Diante desse cenário, manter a escravatura foi uma das moedas de troca que D. Pedro e José Bonifácio de Andrade e Silva usaram em 1822 na defesa de seu projeto monárquico constitucional. Bonifácio, um abolicionista convicto, enviou a Pernambuco em julho de 1822 um emissário com a promessa de que, em troca do apoio, o governo imperial protegeria os senhores de engenho de uma eventual rebelião escrava.

Na Bahia de 1822, para a maioria dos proprietários de escravos, terras, canaviais, engenhos, currais de gado e sobrados era indiferente que o Brasil fosse monárquico absolutista ou constitucional, se separasse ou permanecesse vinculado a Portugal, com uma única condição: a garantia de que a escravidão permaneceria intocada. A escravidão estava de tal forma enraizada no Brasil que resistiu a todas as pressões exercidas contra ela pela Grã-Bretanha, a maior potência econômica e militar da época e cuja opinião pública exigia a imediata abolição do tráfico negreiro.

Nas negociações para o reconhecimento da Independência, a abolição do tráfico se tornou questão de honra para o governo britânico. Como resultado dessas negociações, D. Pedro assinou em 1826 um novo acordo com a Grã-Bretanha, no qual se comprometia a extinguir o tráfico quatro anos mais tarde, em 1830.

A decisão só foi oficializada em 1831, que também declarava livres todos os escravos vindos de fora do império e impunha penas aos traficantes. E, como nas ocasiões anteriores, não passou de promessa. Entre 1830 e 1839 entraram no Brasil mais de 400 mil negros africanos e o motivo foi o crescimento das lavouras de café.

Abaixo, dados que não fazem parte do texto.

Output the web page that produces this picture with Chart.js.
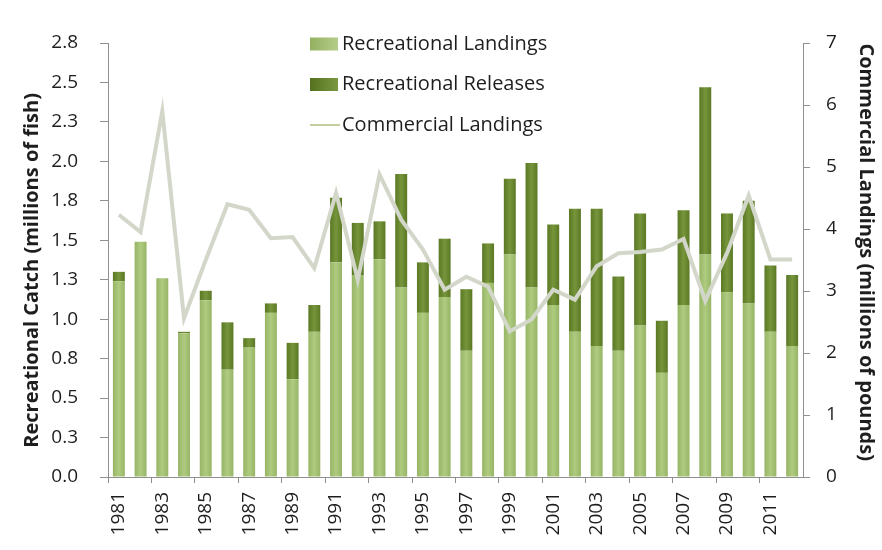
<!DOCTYPE html>
<html>
<head>
<meta charset="utf-8">
<script src="https://cdn.jsdelivr.net/npm/chart.js@4.4.0/dist/chart.umd.min.js"></script>
<style>
  html, body { margin: 0; padding: 0; background: #fff; }
</style>
</head>
<body>
<canvas id="grafico" width="882" height="550"></canvas>
<script>
// Datos (millones de peces / millones de libras)
const years = ['1981','1982','1983','1984','1985','1986','1987','1988','1989','1990',
               '1991','1992','1993','1994','1995','1996','1997','1998','1999','2000',
               '2001','2002','2003','2004','2005','2006','2007','2008','2009','2010',
               '2011','2012'];

const recLandings = [1.24, 1.49, 1.26, 0.91, 1.12, 0.68, 0.82, 1.04, 0.62, 0.92,
                     1.36, 1.28, 1.38, 1.20, 1.04, 1.14, 0.80, 1.23, 1.41, 1.20,
                     1.09, 0.92, 0.83, 0.80, 0.96, 0.66, 1.09, 1.41, 1.17, 1.10,
                     0.92, 0.83];

const recReleases = [0.06, 0.00, 0.00, 0.01, 0.06, 0.30, 0.06, 0.06, 0.23, 0.17,
                     0.41, 0.33, 0.24, 0.72, 0.32, 0.37, 0.39, 0.25, 0.48, 0.79,
                     0.51, 0.78, 0.87, 0.47, 0.71, 0.33, 0.60, 1.06, 0.50, 0.65,
                     0.42, 0.45];

const commLandings = [4.23, 3.95, 5.90, 2.56, 3.50, 4.40, 4.31, 3.85, 3.87, 3.37,
                      4.58, 3.18, 4.88, 4.15, 3.67, 3.02, 3.23, 3.07, 2.35, 2.54,
                      3.02, 2.86, 3.40, 3.61, 3.63, 3.67, 3.84, 2.84, 3.61, 4.54,
                      3.51, 3.51];

const leftMax  = 2.75;   // se rotula 2.8
const leftStep = 0.25;
const rightMax  = 7;
const rightStep = 1;

const FONT = '"Open Sans", "Liberation Sans", sans-serif';
const GRIS = '#8f8f8f';

// degradado horizontal tipo Excel para cada barra
function gradBarra(centro, borde) {
  return (c) => {
    const sx = c.chart.scales.x;
    if (!sx || c.dataIndex === undefined) return centro;
    const cx = sx.getPixelForValue(c.dataIndex);
    if (!isFinite(cx)) return centro;
    const g = c.chart.ctx.createLinearGradient(cx - 6, 0, cx + 6, 0);
    g.addColorStop(0, borde);
    g.addColorStop(0.5, centro);
    g.addColorStop(1, borde);
    return g;
  };
}

const legendItems = [
  { text: 'Recreational Landings', tipo: 'caja',  c1: '#b4cd8a', c2: '#93b05f' },
  { text: 'Recreational Releases', tipo: 'caja',  c1: '#7a9840', c2: '#55711f' },
  { text: 'Commercial Landings',   tipo: 'linea', c1: '#c2cf9e' }
];

const leyenda = {
  id: 'leyenda',
  afterDraw(chart) {
    const ctx = chart.ctx;
    ctx.save();
    ctx.font = '20px ' + FONT;
    ctx.textBaseline = 'middle';
    ctx.textAlign = 'left';
    legendItems.forEach((it, i) => {
      const y = 44 + i * 40.5;
      if (it.tipo === 'caja') {
        const g = ctx.createLinearGradient(310, 0, 338, 0);
        g.addColorStop(0, it.c2);
        g.addColorStop(1, it.c1);
        ctx.fillStyle = g;
        ctx.fillRect(310, y - 6.5, 28, 13);
      } else {
        ctx.strokeStyle = it.c1;
        ctx.lineWidth = 2;
        ctx.beginPath();
        ctx.moveTo(310, y);
        ctx.lineTo(340, y);
        ctx.stroke();
      }
      ctx.fillStyle = '#1e1e1e';
      ctx.fillText(it.text, 342, y);
    });
    ctx.restore();
  }
};

new Chart(document.getElementById('grafico'), {
  type: 'bar',
  data: {
    labels: years,
    datasets: [
      {
        type: 'line',
        label: 'Commercial Landings',
        data: commLandings,
        yAxisID: 'y1',
        borderColor: '#d2d7ca',
        borderWidth: 4,
        pointRadius: 0,
        tension: 0,
        order: 0
      },
      {
        label: 'Recreational Landings',
        data: recLandings,
        yAxisID: 'y',
        stack: 'rec',
        backgroundColor: gradBarra('#aecb80', '#97b565'),
        barPercentage: 0.55,
        categoryPercentage: 1,
        order: 1
      },
      {
        label: 'Recreational Releases',
        data: recReleases,
        yAxisID: 'y',
        stack: 'rec',
        backgroundColor: gradBarra('#76953b', '#5b7824'),
        barPercentage: 0.55,
        categoryPercentage: 1,
        order: 1
      }
    ]
  },
  options: {
    responsive: false,
    animation: false,
    layout: { padding: { top: 43, left: 0, right: 0, bottom: 0 } },
    plugins: {
      legend: { display: false },
      tooltip: { enabled: false }
    },
    scales: {
      x: {
        stacked: true,
        afterFit: s => { s.height = 73; },
        border: { color: GRIS },
        grid: {
          drawOnChartArea: false,
          tickLength: 6,
          tickColor: c => (c.index % 2 === 0 ? GRIS : 'rgba(0,0,0,0)')
        },
        ticks: {
          autoSkip: false,
          minRotation: 90,
          maxRotation: 90,
          padding: 9,
          color: '#1e1e1e',
          font: { family: FONT, size: 19 },
          callback: (v, i) => (i % 2 === 0 ? years[i] : '')
        }
      },
      y: {
        stacked: true,
        position: 'left',
        min: 0,
        max: leftMax,
        afterFit: s => { s.width = 108; },
        border: { color: GRIS },
        grid: { drawOnChartArea: false, tickLength: 8, tickColor: GRIS },
        ticks: {
          stepSize: leftStep,
          padding: 22,
          color: '#1e1e1e',
          font: { family: FONT, size: 19 },
          callback: v => v.toFixed(1)
        },
        title: {
          display: true,
          text: 'Recreational Catch (millions of fish)    ',
          color: '#1e1e1e',
          font: { family: FONT, size: 20, weight: 'bold' },
          padding: { top: 20, bottom: 0 }
        }
      },
      y1: {
        position: 'right',
        min: 0,
        max: rightMax,
        afterFit: s => { s.width = 79; },
        border: { color: GRIS },
        grid: { drawOnChartArea: false, tickLength: 7, tickColor: GRIS },
        ticks: {
          stepSize: rightStep,
          padding: 16,
          color: '#1e1e1e',
          font: { family: FONT, size: 19 }
        },
        title: {
          display: true,
          text: 'Commercial Landings (millions of pounds)   ',
          color: '#1e1e1e',
          font: { family: FONT, size: 20, weight: 'bold' },
          padding: { top: 4, bottom: 0 }
        }
      }
    }
  },
  plugins: [leyenda]
});
</script>
</body>
</html>
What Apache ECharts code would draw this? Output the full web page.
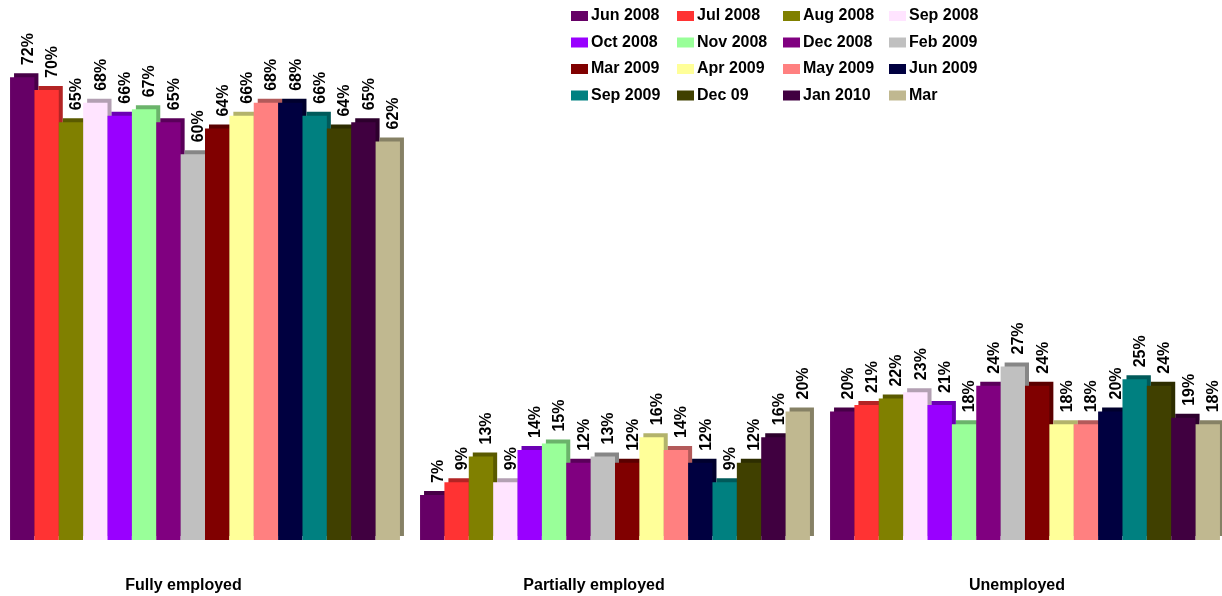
<!DOCTYPE html>
<html>
<head>
<meta charset="utf-8">
<script src="https://cdn.jsdelivr.net/npm/echarts@6/dist/echarts.min.js"></script>
<style>
  html, body { margin: 0; padding: 0; background: #ffffff; overflow: hidden; }
  #chart { width: 1230px; height: 596px; }
</style>
</head>
<body>
<div id="chart"></div>
<script>
// Employment status by survey wave
const categories = ['Fully employed', 'Partially employed', 'Unemployed'];

const waves = [
  'Jun 2008', 'Jul 2008', 'Aug 2008', 'Sep 2008',
  'Oct 2008', 'Nov 2008', 'Dec 2008', 'Feb 2009',
  'Mar 2009', 'Apr 2009', 'May 2009', 'Jun 2009',
  'Sep 2009', 'Dec 09', 'Jan 2010', 'Mar'
];

// Share (%) per wave: [fully, partially, unemployed]
const jun2008 = [72, 7, 20];
const jul2008 = [70, 9, 21];
const aug2008 = [65, 13, 22];
const sep2008 = [68, 9, 23];
const oct2008 = [66, 14, 21];
const nov2008 = [67, 15, 18];
const dec2008 = [65, 12, 24];
const feb2009 = [60, 13, 27];
const mar2009 = [64, 12, 24];
const apr2009 = [66, 16, 18];
const may2009 = [68, 14, 18];
const jun2009 = [68, 12, 20];
const sep2009 = [66, 9, 25];
const dec09   = [64, 12, 24];
const jan2010 = [65, 16, 19];
const mar2010 = [62, 20, 18];

const waveValues = [
  jun2008, jul2008, aug2008, sep2008, oct2008, nov2008, dec2008, feb2009,
  mar2009, apr2009, may2009, jun2009, sep2009, dec09, jan2010, mar2010
];

const palette = [
  '#660066', '#ff3333', '#808000', '#ffe4ff',
  '#9900ff', '#99ff99', '#800080', '#c0c0c0',
  '#800000', '#ffff99', '#ff8080', '#000040',
  '#008080', '#404000', '#400040', '#c0b890'
];

const FONT = '"Liberation Sans", Arial, sans-serif';

// darker shade used for the bevelled top/side faces
function shade(hex, f) {
  const n = parseInt(hex.slice(1), 16);
  const r = Math.round(((n >> 16) & 255) * f);
  const g = Math.round(((n >> 8) & 255) * f);
  const b = Math.round((n & 255) * f);
  return 'rgb(' + r + ',' + g + ',' + b + ')';
}

const series = waves.map((name, i) => ({
  name: name,
  type: 'bar',
  data: waveValues[i],
  barGap: '0%',
  barCategoryGap: '4.9%',
  itemStyle: {
    color: palette[i],
    shadowColor: shade(palette[i], 0.7),
    shadowBlur: 0,
    shadowOffsetX: 4,
    shadowOffsetY: -4
  },
  label: {
    show: true,
    position: 'top',
    rotate: 90,
    align: 'left',
    verticalAlign: 'middle',
    distance: 12,
    offset: [0, 6],
    formatter: '{c}%',
    color: '#000',
    fontFamily: FONT,
    fontWeight: 'bold',
    fontSize: 16
  },
  emphasis: { disabled: true }
}));

// legend laid out as a 4x4 grid, one vertical legend per column
const legendCols = [571, 677, 783, 889];
const legends = legendCols.map((x, c) => ({
  orient: 'vertical',
  left: x,
  top: 8,
  itemWidth: 17,
  itemHeight: 10,
  itemGap: 10.5,
  padding: 0,
  icon: 'rect',
  selectedMode: false,
  data: [0, 1, 2, 3].map(r => waves[r * 4 + c]),
  itemStyle: { shadowBlur: 0, shadowOffsetX: 0, shadowOffsetY: 0, shadowColor: 'rgba(0,0,0,0)' },
  textStyle: {
    fontFamily: FONT,
    fontWeight: 'bold',
    fontSize: 16,
    lineHeight: 16,
    color: '#000',
    padding: [0, 0, 0, -2]
  }
}));

const chart = echarts.init(document.getElementById('chart'), null, { renderer: 'canvas' });
chart.setOption({
  animation: false,
  backgroundColor: '#ffffff',
  color: palette,
  legend: legends,
  grid: { left: 0, top: 0, right: 0, bottom: 56, containLabel: false },
  xAxis: {
    type: 'category',
    data: categories,
    axisLine: { show: false },
    axisTick: { show: false },
    axisLabel: {
      margin: 38,
      interval: 0,
      color: '#000',
      fontFamily: FONT,
      fontWeight: 'bold',
      fontSize: 16,
      formatter: (v, idx) => '{c' + idx + '|' + v + '}',
      rich: {
        c0: { padding: [0, 43, 0, 0], fontFamily: FONT, fontWeight: 'bold', fontSize: 16, color: '#000' },
        c1: { padding: [0, 42, 0, 0], fontFamily: FONT, fontWeight: 'bold', fontSize: 16, color: '#000' },
        c2: { padding: [0, 16, 0, 0], fontFamily: FONT, fontWeight: 'bold', fontSize: 16, color: '#000' }
      }
    }
  },
  yAxis: {
    type: 'value',
    min: 0,
    max: 84,
    show: false,
    splitLine: { show: false }
  },
  series: series
});
</script>
</body>
</html>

As expectativas frustradas em 1822 se materializaram em rebeliões nos anos seguintes por todo o Brasil e contribuíram para aumentar as dificuldades da Regência, o período de transição entre a abdicação de D. Pedro I em 1831 e a maioridade de seu filho D. Pedro II, em 1840. Movimentos como a Guerra dos Cabanos, em Pernambuco (1832), a Balaiada, no Maranhão e no Piauí (1834), a Cabanagem, no Pará (1831) e a Revolta dos Malês, na Bahia (1835), tinham caráter difuso, com reivindicações difíceis de entender, mas nasceram sempre de camadas mais humildes da população. É um passivo que o Brasil carrega até hoje.